Conocí a un herrero hace mucho tiempo. Recuerdo a la perfección el olor intenso de aquel lugar en el que él tomaba el hierro frío, lo calentaba hasta ponerlo incandescente y lo golpeaba hasta darle forma. Aquel tío era un artista que, a martillazos, convencía al metal duro de que adoptase las maneras que él deseaba.
Estos días me he acordado de él. Aunque procuro mantenerme prudentemente alejado de las noticias, de lo que llaman medios de comunicación, más o menos estoy al tanto de cómo va la cosa. Lo veo en cuatro titulares fugaces, me lo cuenta la gente con la que hablo… Y el contexto me inclina a recordar al herrero.
Porque sospecho que la sociedad es el material que los que mandan han calentado a su conveniencia y que ahora, una vez que hemos alcanzado la temperatura deseada, ya nos pueden golpear a capricho.

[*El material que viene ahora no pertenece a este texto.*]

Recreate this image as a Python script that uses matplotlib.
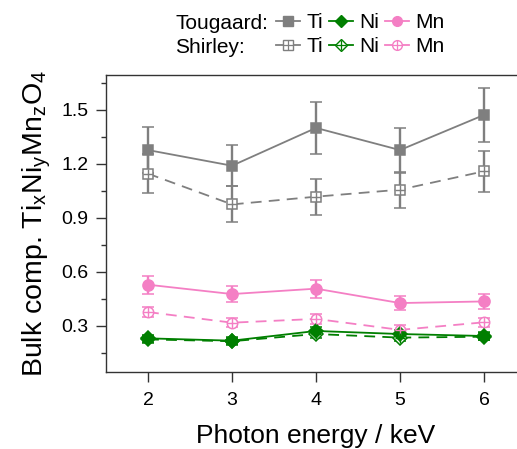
import matplotlib
matplotlib.use("Agg")
import matplotlib.pyplot as plt
from matplotlib.lines import Line2D
from matplotlib.ticker import MultipleLocator
from matplotlib.legend_handler import HandlerTuple

plt.rcParams['font.family'] = ['Liberation Sans', 'DejaVu Sans']
plt.rcParams['mathtext.default'] = 'regular'

energy = [2, 3, 4, 5, 6]

ti_toug = [1.277, 1.19, 1.40, 1.277, 1.472]
ti_toug_err = [0.13, 0.115, 0.145, 0.125, 0.15]
ti_shir = [1.146, 0.975, 1.018, 1.057, 1.159]
ti_shir_err = [0.11, 0.10, 0.10, 0.10, 0.115]

ni_toug = [0.231, 0.218, 0.272, 0.255, 0.244]
ni_toug_err = [0.02, 0.02, 0.02, 0.02, 0.02]
ni_shir = [0.225, 0.215, 0.255, 0.235, 0.240]
ni_shir_err = [0.02, 0.02, 0.02, 0.02, 0.02]

mn_toug = [0.529, 0.477, 0.507, 0.427, 0.436]
mn_toug_err = [0.05, 0.045, 0.05, 0.04, 0.04]
mn_shir = [0.377, 0.318, 0.339, 0.278, 0.320]
mn_shir_err = [0.03, 0.025, 0.03, 0.025, 0.025]

legend_labels = ['Ti', 'Ni', 'Mn']
methods = ['Tougaard:', 'Shirley:']

c_ti = '#7f7f7f'
c_ni = '#007f00'
c_mn = '#f47fc4'

W, H = 517, 449
fig = plt.figure(figsize=(W/100, H/100), dpi=100)
ax = fig.add_axes([106/W, 1-372/H, 420/W, (372-75)/H])

def plot_series(y, err, color, marker, ms, shirley):
    ls = (0, (6, 4)) if shirley else '-'
    mfc = 'white' if shirley else color
    ax.errorbar(energy, y, yerr=err, color=color, ecolor=color, elinewidth=1.7,
                capsize=4.5, capthick=1.7, lw=1.3, ls=ls, marker=marker, ms=ms,
                mfc=mfc, mec=color, mew=1.1, zorder=3)
    if shirley:
        ax.plot(energy, y, ls='none', marker='+', ms=ms, color=color, mew=1.0, zorder=4)

plot_series(ti_shir, ti_shir_err, c_ti, 's', 7, True)
plot_series(ti_toug, ti_toug_err, c_ti, 's', 7, False)
plot_series(mn_shir, mn_shir_err, c_mn, 'o', 7.5, True)
plot_series(mn_toug, mn_toug_err, c_mn, 'o', 8, False)
plot_series(ni_shir, ni_shir_err, c_ni, 'D', 7, True)
plot_series(ni_toug, ni_toug_err, c_ni, 'D', 7.5, False)

ax.set_xlim(1.5, 6.5)
ax.set_ylim(0.044, 1.694)
ax.set_xticks(energy)
ax.yaxis.set_major_locator(MultipleLocator(0.3))
ax.yaxis.set_minor_locator(MultipleLocator(0.15))
ax.set_yticks([0.3, 0.6, 0.9, 1.2, 1.5])
ax.set_yticklabels(['0.3', '0.6', '0.9', '1.2', '1.5'])
ax.tick_params(axis='x', direction='out', length=7.5, width=1, colors='#333333',
               labelcolor='black', labelsize=14, pad=7)
ax.tick_params(axis='y', which='major', direction='out', length=7, width=1,
               colors='#333333', labelcolor='black', labelsize=14, pad=5.5)
ax.tick_params(axis='y', which='minor', direction='out', length=3.5, width=1, colors='#333333')
for s in ['left', 'bottom', 'top']:
    ax.spines[s].set_color('#333333')
    ax.spines[s].set_linewidth(1.0)
ax.spines['right'].set_visible(False)

ax.set_xlabel('Photon energy / keV', fontsize=19, labelpad=11)
ax.set_ylabel('Bulk comp. Ti$_x$Ni$_y$Mn$_z$O$_4$', fontsize=20.5, labelpad=6)

def handles(shirley):
    hs = []
    for color, marker, ms in [(c_ti, 's', 6.5), (c_ni, 'D', 6.5), (c_mn, 'o', 7)]:
        mfc = 'white' if shirley else color
        base = Line2D([], [], color=color, ls='-', lw=1.3, marker=marker, ms=ms,
                      mfc=mfc, mec=color, mew=1.0)
        if shirley:
            plus = Line2D([], [], color=color, ls='none', marker='+', ms=ms, mew=0.9)
            hs.append((base, plus))
        else:
            hs.append(base)
    return hs

for name, shir, base_y in [(methods[0], False, 29), (methods[1], True, 53)]:
    fig.text(175/W, 1-base_y/H, name, fontsize=15, va='baseline', ha='left')
    fig.legend(handles(shir), legend_labels, ncol=3, loc='center left',
               bbox_to_anchor=(276/W, 1-(base_y-6)/H), frameon=False, fontsize=15,
               handlelength=1.15, handletextpad=0.3, columnspacing=0.3,
               borderpad=0, borderaxespad=0,
               handler_map={tuple: HandlerTuple(ndivide=1)})

fig.savefig('out.png', dpi=100)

Ojalá me equivoque, pero me da a mí que lo que estos imitadores de mi amigo el herrero están fabricando con nosotros no se parece a un hermoso objeto de decoración, sino más bien a los barrotes de una cárcel. Y lo más siniestro es la gran cantidad de gente que se muestra entusiasmada ante la idea de ingresar en la prisión mental que han creado para nosotros. Qué lástima que esa vocación por la esclavitud, que esa pasión por la servidumbre, nos afecte también a quienes no admitimos dueños ni aceptamos el bozal.